Negative controls are useful because they can help detect the first type of error, including detection bias. For example, if in the exposed group the sensitivity is 100%, but in the unexposed group it is 50%, the negative controls will show a relative risk of 2 even if there’s no true effect.
Negative controls do not inform us on what happens when the null is not true, when the true relative risk is greater or smaller than 1. This is why we introduced synthetic positive controls, where this first type of error is preserved as much as possible. We can then evaluate a method on these positive controls, and for example see whether there is immortal time bias, shrinkage towards the null, etc.
@rosa.gini’s confusion seems to stem from the fact that positive controls do not address the second type of error. To quantify this type of error, we desperately need the work headed by others as discussed here, because neither negative controls nor synthetic positive controls help here.
However, her math is misleading. The positive control synthesis does not require the assumption that sensitivity is 100%, just that it is the same for real and synthetic outcomes. I will try to explain in this example:
Imagine we know everything, that there are 10 true outcomes in the exposed group, 10 true outcomes in the unexposed group, and that the sensitivity is 80%, so we observe only 8 outcomes in each group. If we want to double the risk in the exposed, we add 10 more ‘true’ outcomes, and because the sensitivity is 80% we only observe 8 additional outcomes, so 16 in total in the exposed group. The true RR is 20/10 = 2. The observed RR is 16/8 = 2.
Now imagine we don’t know everything. All we see is 8 outcomes in each group. As our method prescribes, we double the number of observed outcomes in the exposed group, so we add 8 to get 16. The observed RR is 16/8 = 2. We don’t know the true RR, but as explained above, if we did know everything we’d know it is 2.

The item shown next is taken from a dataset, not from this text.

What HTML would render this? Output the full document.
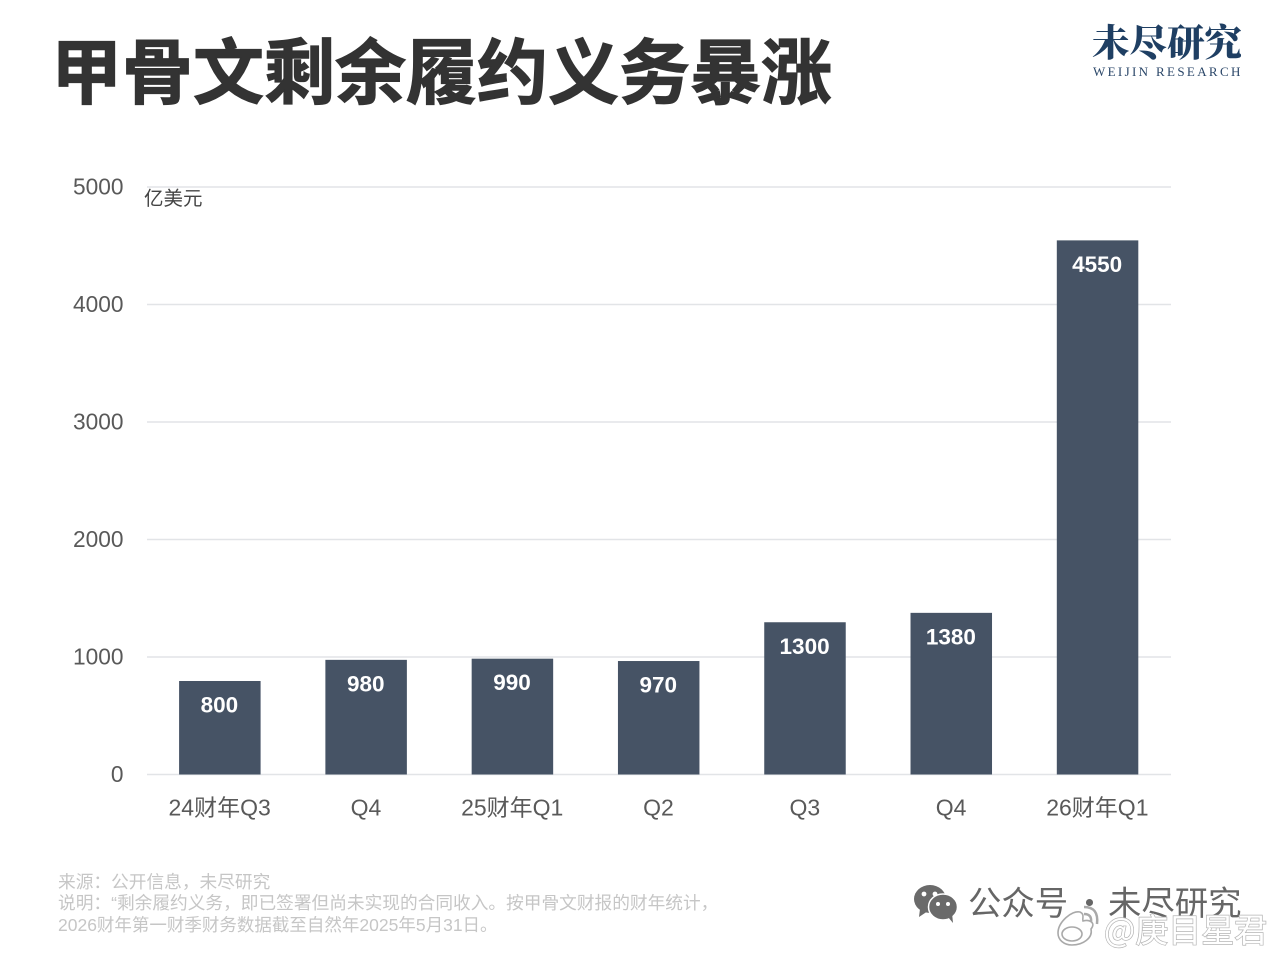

For those who care about the nitty gritty details: Rosa’s math assumes it matters that some of the people we inject outcomes in may already have the outcome in real life, even though we didn’t detect it because our sensitivity is not 100%. In that sense we are not really adding outcomes, and are not increasing the true RR as much as we think. The probability of this happening is small: most outcomes we study have a prevalance of less than 1%, and so the effect, if it really was a problem would be less than 1%. But it is not a problem at all; we are trying to estimate the first type of error, and the collission of hypothetical true but unobserved events is not relevant to this problem. As a thought experiment, if we simply allow for people to have two outcomes, one unobserved (due to the background rate) and one observed (synthetic, simulated to be due to the exposure), the math works out, and Rosa’s argument falls apart. Finally, as is tradition in OHDSI, empirical evidence should have the last word: the fact that on many occassions we have found study designs to be virtually unbiased both for negative and synthetic positive controls (e.g. the Graham replication in our paper) shows that at least in those studies this problem did not exist.